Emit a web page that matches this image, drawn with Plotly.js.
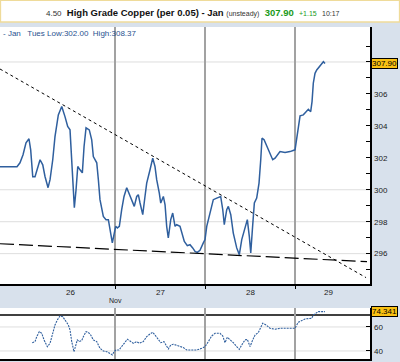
<!DOCTYPE html>
<html><head><meta charset="utf-8">
<script src="https://cdn.plot.ly/plotly-3.0.1.min.js"></script>
<style>html,body{margin:0;padding:0;background:#d8e1ec;} #chart{width:400px;height:362px;}</style>
</head><body><div id="chart"></div><script>
// ---- data ----
const priceX = [25.722,25.911,25.944,25.978,26.011,26.044,26.063,26.074,26.086,26.111,
26.130,26.167,26.197,26.222,26.256,26.278,26.308,26.333,26.370,26.408,
26.444,26.474,26.500,26.519,26.537,26.548,26.567,26.586,26.611,26.637,
26.656,26.678,26.714,26.741,26.759,26.797,26.815,26.833,26.870,26.900,
26.926,26.944,26.970,26.992,27.008,27.026,27.048,27.074,27.100,27.130,
27.167,27.197,27.214,27.241,27.259,27.278,27.308,27.333,27.352,27.389,
27.419,27.444,27.463,27.492,27.508,27.537,27.556,27.574,27.592,27.619,
27.641,27.667,27.685,27.722,27.748,27.770,27.803,27.833,27.863,27.889,
27.914,27.944,27.981,28.000,28.019,28.056,28.092,28.130,28.174,28.197,
28.214,28.241,28.259,28.286,28.314,28.352,28.381,28.408,28.444,28.470,
28.492,28.508,28.526,28.548,28.574,28.600,28.619,28.633,28.656,28.686,
28.722,28.752,28.778,28.803,28.833,28.889,28.944,29.000,29.019,29.037,
29.056,29.092,29.122,29.148,29.174,29.189,29.203,29.222,29.241,29.270,
29.296,29.315,29.333];
const priceY = [301.44,301.44,301.69,302.19,302.94,303.19,302.50,301.44,300.81,300.81,
301.14,301.88,301.56,300.83,300.13,300.63,301.88,303.33,304.69,305.21,
304.58,303.96,303.75,301.69,299.81,298.88,300.00,301.46,301.25,301.06,
302.71,303.88,303.75,303.13,302.08,301.69,300.63,299.38,298.33,298.13,
298.13,297.50,296.67,297.29,297.71,297.61,297.71,298.75,299.58,300.13,
299.58,299.17,298.96,299.58,299.69,299.17,298.44,299.58,300.42,301.25,
301.98,301.46,300.63,299.79,299.17,299.58,299.06,297.71,296.98,298.13,
298.54,297.71,297.81,297.71,297.19,296.77,296.50,296.56,296.36,296.14,
296.08,296.21,296.67,296.88,297.71,298.56,299.38,299.48,299.58,298.75,
297.81,298.75,298.96,298.44,297.29,296.36,295.94,296.88,297.71,298.13,
297.08,296.04,297.50,299.17,299.48,300.42,301.88,303.23,303.13,302.71,
302.29,301.88,301.98,302.19,302.39,302.33,302.39,302.50,303.13,303.96,
304.63,304.69,304.89,305.04,304.89,305.52,306.67,307.29,307.50,307.71,
307.92,308.02,307.90];
const lastPrice = 307.90;

const resistX = [25.722, 29.789];
const resistY = [307.56, 294.50];
const supportX = [25.722, 29.800];
const supportY = [296.62, 295.50];

const rsiX = [26.080,26.111,26.130,26.159,26.186,26.211,26.248,26.278,26.303,26.333,
26.359,26.389,26.419,26.444,26.481,26.500,26.519,26.544,26.567,26.581,
26.603,26.630,26.648,26.678,26.703,26.730,26.759,26.797,26.833,26.870,
26.908,26.944,26.970,26.989,27.011,27.044,27.074,27.111,27.137,27.167,
27.203,27.241,27.270,27.314,27.352,27.389,27.419,27.444,27.481,27.508,
27.544,27.574,27.592,27.619,27.648,27.730,27.759,27.797,27.852,27.908,
27.963,28.000,28.037,28.074,28.111,28.167,28.197,28.222,28.248,28.278,
28.314,28.352,28.381,28.408,28.444,28.470,28.500,28.530,28.556,28.592,
28.619,28.641,28.678,28.722,28.778,28.833,28.908,29.000,29.019,29.037,
29.111,29.159,29.186,29.203,29.233,29.259,29.297,29.333];
const rsiY = [46.9,47.8,51.9,56.1,54.7,49.2,43.6,46.4,53.3,61.7,
65.8,69.2,68.6,65.8,61.7,57.5,47.8,39.4,45.0,49.2,
47.8,48.6,51.9,56.1,55.6,53.3,49.2,47.8,42.2,40.0,
39.4,38.1,36.7,39.4,40.8,40.8,43.6,47.8,49.7,48.3,
46.4,47.8,46.4,47.8,51.9,54.2,55.6,53.3,49.7,46.9,
47.8,43.6,41.7,45.0,45.6,43.6,42.8,40.8,40.8,40.8,
42.2,43.6,47.8,52.5,54.7,54.7,52.5,46.9,51.4,49.7,
46.9,43.6,41.4,45.0,49.2,49.7,43.6,49.2,53.3,55.3,
60.3,63.1,61.7,58.9,58.1,58.9,58.9,58.9,61.7,63.9,
66.7,66.7,67.2,70.0,71.9,72.8,72.8,72.8];
const rsiLast = 74.341;
const rsiLevel = 70;

const dayBounds = [27, 28, 29];
const dayLabels = ['26', '27', '28', '29'];
const dayLabelPos = [26.5, 27.5, 28.5, 29.37];
const monthLabel = 'Nov';
const priceGrid = [296, 298, 300, 308];
const priceTicks = [295,296,297,298,299,300,301,302,303,304,305,306,307,308,309];
const priceTickText = ['','296','','298','','300','','302','','304','','306','','',''];
const rsiTicks = [40, 60];

// ---- layout helpers ----
const H = 362, W = 400;
const fy = px => 1 - px / H;
const FONT = 'Liberation Sans, Arial, sans-serif';
const blue = '#2f5f9e';

const traces = [
  {x: priceX, y: priceY, type: 'scatter', mode: 'lines', xaxis: 'x', yaxis: 'y',
   line: {color: blue, width: 1.5}, hoverinfo: 'skip'},
  {x: resistX, y: resistY, type: 'scatter', mode: 'lines', xaxis: 'x', yaxis: 'y',
   line: {color: '#000', width: 1, dash: 'dot'}, hoverinfo: 'skip'},
  {x: supportX, y: supportY, type: 'scatter', mode: 'lines', xaxis: 'x', yaxis: 'y',
   line: {color: '#000', width: 1.2, dash: '14px,5px'}, hoverinfo: 'skip'},
  {x: rsiX, y: rsiY, type: 'scatter', mode: 'lines', xaxis: 'x2', yaxis: 'y2',
   line: {color: blue, width: 1.1, dash: '2px,1px'}, hoverinfo: 'skip'}
];

const shapes = [
  {type: 'rect', xref: 'paper', yref: 'paper', x0: 0.001, x1: 0.999, y0: fy(22), y1: 0.999,
   fillcolor: '#ffffff', line: {color: '#efdb9a', width: 1.5}, layer: 'below'}
];
priceGrid.forEach(v => shapes.push({type: 'line', xref: 'x domain', yref: 'y', x0: 0, x1: 1, y0: v, y1: v,
  line: {color: '#dedede', width: 1}, layer: 'below'}));
rsiTicks.forEach(v => shapes.push({type: 'line', xref: 'x2 domain', yref: 'y2', x0: 0, x1: 1, y0: v, y1: v,
  line: {color: '#dedede', width: 1}, layer: 'below'}));
shapes.push({type: 'line', xref: 'x2 domain', yref: 'y2', x0: 0, x1: 1, y0: rsiLevel, y1: rsiLevel,
  line: {color: '#000', width: 1.5}, layer: 'below'});

const annotations = [
  {xref: 'paper', yref: 'paper', x: 193 / W, y: fy(12), xanchor: 'center', yanchor: 'middle', showarrow: false,
   text: '<span style="font-size:8px;color:#333">4.50</span>  <b>High Grade Copper (per 0.05) - Jan</b> <span style="font-size:7px;color:#333">(unsteady)</span>  <b><span style="color:#1a9a1a">307.90</span></b>  <span style="font-size:7px;color:#1a9a1a">+1.15</span>  <span style="font-size:7px;color:#333">10:17</span>',
   font: {family: FONT, size: 9.5, color: '#111'}},
  {xref: 'paper', yref: 'paper', x: 0.002, y: fy(34), xanchor: 'left', yanchor: 'middle', showarrow: false,
   text: '- Jan   Tues Low:302.00  High:308.37', font: {family: FONT, size: 8, color: '#2a5290'}},
  {xref: 'paper', yref: 'y', x: 371 / W, y: lastPrice, xanchor: 'left', yanchor: 'middle', showarrow: false,
   text: lastPrice.toFixed(2), bgcolor: '#f9c113', bordercolor: '#000', borderwidth: 1, borderpad: 0,
   font: {family: FONT, size: 8, color: '#000'}},
  {xref: 'paper', yref: 'y2', x: 371 / W, y: rsiLast, yshift: -2, xanchor: 'left', yanchor: 'middle', showarrow: false,
   text: rsiLast.toFixed(3), bgcolor: '#f9c113', bordercolor: '#000', borderwidth: 1, borderpad: 0,
   font: {family: FONT, size: 8, color: '#000'}},
  {xref: 'x', yref: 'paper', x: dayBounds[0], y: fy(300), xanchor: 'center', yanchor: 'middle', showarrow: false,
   text: monthLabel, font: {family: FONT, size: 7, color: '#222'}}
];
dayLabels.forEach((t, i) => annotations.push({xref: 'x', yref: 'paper', x: dayLabelPos[i], y: fy(292),
  xanchor: 'center', yanchor: 'middle', showarrow: false, text: t, font: {family: FONT, size: 8, color: '#222'}}));

const xr = [25.722, 29.833];
const layout = {
  width: W, height: H, margin: {l: 0, r: 0, t: 0, b: 0},
  paper_bgcolor: '#d8e1ec', plot_bgcolor: '#ffffff', showlegend: false,
  xaxis: {domain: [0, 370 / W], range: xr, anchor: 'y', tickmode: 'array', tickvals: dayBounds,
    ticktext: dayBounds.map(() => ''), ticks: 'outside', ticklen: 3, tickcolor: '#000',
    showgrid: true, gridcolor: '#a2a2a2', gridwidth: 1.5, showline: true, linecolor: '#000', linewidth: 1.5,
    zeroline: false, fixedrange: true},
  yaxis: {domain: [fy(284), fy(27)], range: [294.1, 310.19], side: 'right', anchor: 'x',
    tickmode: 'array', tickvals: priceTicks, ticktext: priceTickText, ticks: 'inside', ticklen: 4,
    tickcolor: '#000', showgrid: false, showline: true, linecolor: '#000', linewidth: 1.5, zeroline: false,
    ticklabelstandoff: 1, tickfont: {family: FONT, size: 8, color: '#222'}},
  xaxis2: {domain: [0, 370 / W], range: xr, anchor: 'y2', tickmode: 'array', tickvals: dayBounds,
    showticklabels: false, ticks: '', showgrid: true, gridcolor: '#a2a2a2', gridwidth: 1.5,
    showline: true, linecolor: '#000', linewidth: 1.5, zeroline: false},
  yaxis2: {domain: [fy(359), fy(308)], range: [33.3, 75.8], side: 'right', anchor: 'x2',
    tickmode: 'array', tickvals: rsiTicks, ticktext: rsiTicks.map(String), ticks: 'inside', ticklen: 4,
    tickcolor: '#000', showgrid: false, showline: true, linecolor: '#000', linewidth: 1.5, zeroline: false,
    ticklabelstandoff: 1, tickfont: {family: FONT, size: 8, color: '#222'}},
  shapes: shapes, annotations: annotations
};
Plotly.newPlot('chart', traces, layout, {staticPlot: true, displayModeBar: false});
</script></body></html>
----------------
• [Task to complete]
Go from the first line of the data above to the line containing "const lastPrice = 307.90;" and retype exactly those lines, both included, but none of the pictures.

• [Answer to the task]
Emit a web page that matches this image, drawn with Plotly.js.
<!DOCTYPE html>
<html><head><meta charset="utf-8">
<script src="https://cdn.plot.ly/plotly-3.0.1.min.js"></script>
<style>html,body{margin:0;padding:0;background:#d8e1ec;} #chart{width:400px;height:362px;}</style>
</head><body><div id="chart"></div><script>
// ---- data ----
const priceX = [25.722,25.911,25.944,25.978,26.011,26.044,26.063,26.074,26.086,26.111,
26.130,26.167,26.197,26.222,26.256,26.278,26.308,26.333,26.370,26.408,
26.444,26.474,26.500,26.519,26.537,26.548,26.567,26.586,26.611,26.637,
26.656,26.678,26.714,26.741,26.759,26.797,26.815,26.833,26.870,26.900,
26.926,26.944,26.970,26.992,27.008,27.026,27.048,27.074,27.100,27.130,
27.167,27.197,27.214,27.241,27.259,27.278,27.308,27.333,27.352,27.389,
27.419,27.444,27.463,27.492,27.508,27.537,27.556,27.574,27.592,27.619,
27.641,27.667,27.685,27.722,27.748,27.770,27.803,27.833,27.863,27.889,
27.914,27.944,27.981,28.000,28.019,28.056,28.092,28.130,28.174,28.197,
28.214,28.241,28.259,28.286,28.314,28.352,28.381,28.408,28.444,28.470,
28.492,28.508,28.526,28.548,28.574,28.600,28.619,28.633,28.656,28.686,
28.722,28.752,28.778,28.803,28.833,28.889,28.944,29.000,29.019,29.037,
29.056,29.092,29.122,29.148,29.174,29.189,29.203,29.222,29.241,29.270,
29.296,29.315,29.333];
const priceY = [301.44,301.44,301.69,302.19,302.94,303.19,302.50,301.44,300.81,300.81,
301.14,301.88,301.56,300.83,300.13,300.63,301.88,303.33,304.69,305.21,
304.58,303.96,303.75,301.69,299.81,298.88,300.00,301.46,301.25,301.06,
302.71,303.88,303.75,303.13,302.08,301.69,300.63,299.38,298.33,298.13,
298.13,297.50,296.67,297.29,297.71,297.61,297.71,298.75,299.58,300.13,
299.58,299.17,298.96,299.58,299.69,299.17,298.44,299.58,300.42,301.25,
301.98,301.46,300.63,299.79,299.17,299.58,299.06,297.71,296.98,298.13,
298.54,297.71,297.81,297.71,297.19,296.77,296.50,296.56,296.36,296.14,
296.08,296.21,296.67,296.88,297.71,298.56,299.38,299.48,299.58,298.75,
297.81,298.75,298.96,298.44,297.29,296.36,295.94,296.88,297.71,298.13,
297.08,296.04,297.50,299.17,299.48,300.42,301.88,303.23,303.13,302.71,
302.29,301.88,301.98,302.19,302.39,302.33,302.39,302.50,303.13,303.96,
304.63,304.69,304.89,305.04,304.89,305.52,306.67,307.29,307.50,307.71,
307.92,308.02,307.90];
const lastPrice = 307.90;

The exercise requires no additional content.